◆ **Material supplied**:
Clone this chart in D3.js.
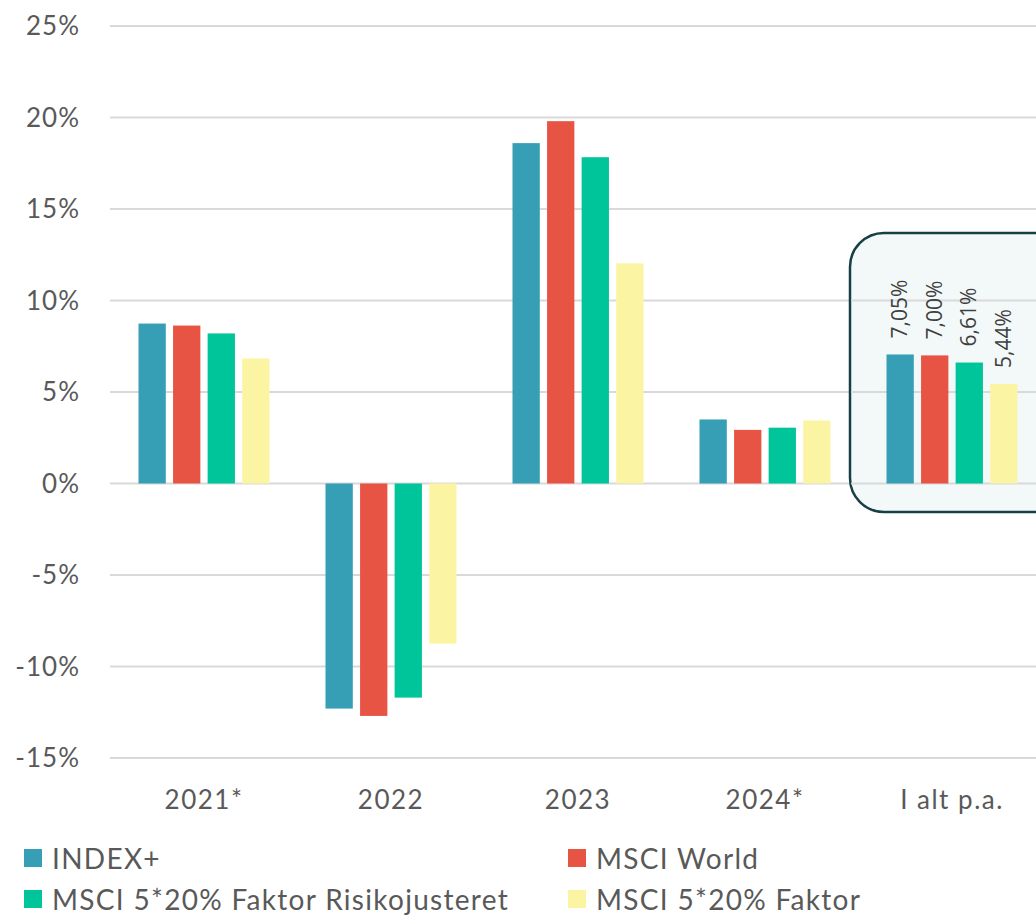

---

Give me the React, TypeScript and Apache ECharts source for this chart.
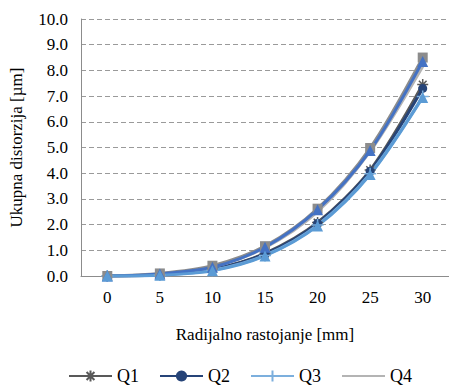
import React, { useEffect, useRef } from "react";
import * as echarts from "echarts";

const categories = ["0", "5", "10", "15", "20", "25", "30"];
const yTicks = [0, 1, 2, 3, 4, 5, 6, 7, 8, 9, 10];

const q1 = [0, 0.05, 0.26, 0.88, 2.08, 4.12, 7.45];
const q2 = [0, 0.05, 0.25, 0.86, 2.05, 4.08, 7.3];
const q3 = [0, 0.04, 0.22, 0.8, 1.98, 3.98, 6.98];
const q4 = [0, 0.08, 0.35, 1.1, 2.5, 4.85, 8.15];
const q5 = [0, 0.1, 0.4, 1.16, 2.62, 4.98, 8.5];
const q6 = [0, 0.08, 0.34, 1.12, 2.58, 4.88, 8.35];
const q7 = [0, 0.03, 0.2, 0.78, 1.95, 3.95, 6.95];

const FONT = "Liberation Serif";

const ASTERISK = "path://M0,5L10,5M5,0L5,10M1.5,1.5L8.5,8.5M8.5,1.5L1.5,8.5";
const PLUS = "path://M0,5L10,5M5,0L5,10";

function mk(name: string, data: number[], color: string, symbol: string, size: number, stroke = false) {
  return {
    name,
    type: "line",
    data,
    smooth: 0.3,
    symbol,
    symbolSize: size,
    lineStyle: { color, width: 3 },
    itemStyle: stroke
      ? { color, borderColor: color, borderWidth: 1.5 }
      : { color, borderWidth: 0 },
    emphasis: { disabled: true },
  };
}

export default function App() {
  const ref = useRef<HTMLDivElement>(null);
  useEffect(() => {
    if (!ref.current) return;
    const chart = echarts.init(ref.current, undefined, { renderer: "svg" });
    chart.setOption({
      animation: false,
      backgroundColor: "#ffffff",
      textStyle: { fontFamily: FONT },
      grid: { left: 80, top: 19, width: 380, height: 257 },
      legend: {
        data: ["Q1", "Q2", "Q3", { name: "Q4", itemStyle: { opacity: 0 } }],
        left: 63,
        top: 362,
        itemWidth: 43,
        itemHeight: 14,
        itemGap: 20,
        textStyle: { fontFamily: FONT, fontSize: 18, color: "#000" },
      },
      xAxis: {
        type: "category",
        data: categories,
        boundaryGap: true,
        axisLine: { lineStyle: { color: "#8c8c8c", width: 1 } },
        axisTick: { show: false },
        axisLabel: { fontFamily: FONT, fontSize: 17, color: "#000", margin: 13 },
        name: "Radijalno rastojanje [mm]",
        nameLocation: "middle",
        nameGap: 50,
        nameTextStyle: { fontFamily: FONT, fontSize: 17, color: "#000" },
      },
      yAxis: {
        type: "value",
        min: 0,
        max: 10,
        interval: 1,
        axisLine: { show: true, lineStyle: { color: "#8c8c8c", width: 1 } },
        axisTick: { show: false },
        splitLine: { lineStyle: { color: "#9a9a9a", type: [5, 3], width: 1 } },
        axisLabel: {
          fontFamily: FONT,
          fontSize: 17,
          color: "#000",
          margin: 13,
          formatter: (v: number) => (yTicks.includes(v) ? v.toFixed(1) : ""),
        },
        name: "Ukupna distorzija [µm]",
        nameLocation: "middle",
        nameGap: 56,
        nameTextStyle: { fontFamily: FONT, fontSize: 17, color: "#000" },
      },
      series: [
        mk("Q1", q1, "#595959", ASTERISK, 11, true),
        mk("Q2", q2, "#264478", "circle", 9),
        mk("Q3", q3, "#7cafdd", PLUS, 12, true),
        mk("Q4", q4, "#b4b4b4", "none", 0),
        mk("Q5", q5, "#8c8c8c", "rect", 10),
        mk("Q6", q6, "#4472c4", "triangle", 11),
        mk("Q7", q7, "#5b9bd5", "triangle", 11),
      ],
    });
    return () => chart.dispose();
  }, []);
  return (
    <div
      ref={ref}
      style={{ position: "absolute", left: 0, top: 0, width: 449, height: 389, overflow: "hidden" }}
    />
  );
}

◆ **What you should do**:
Identify all lines where the word "React" shows up. Copy them.

◆ **Result for this exercise**:
Give me the React, TypeScript and Apache ECharts source for this chart.
import React, { useEffect, useRef } from "react";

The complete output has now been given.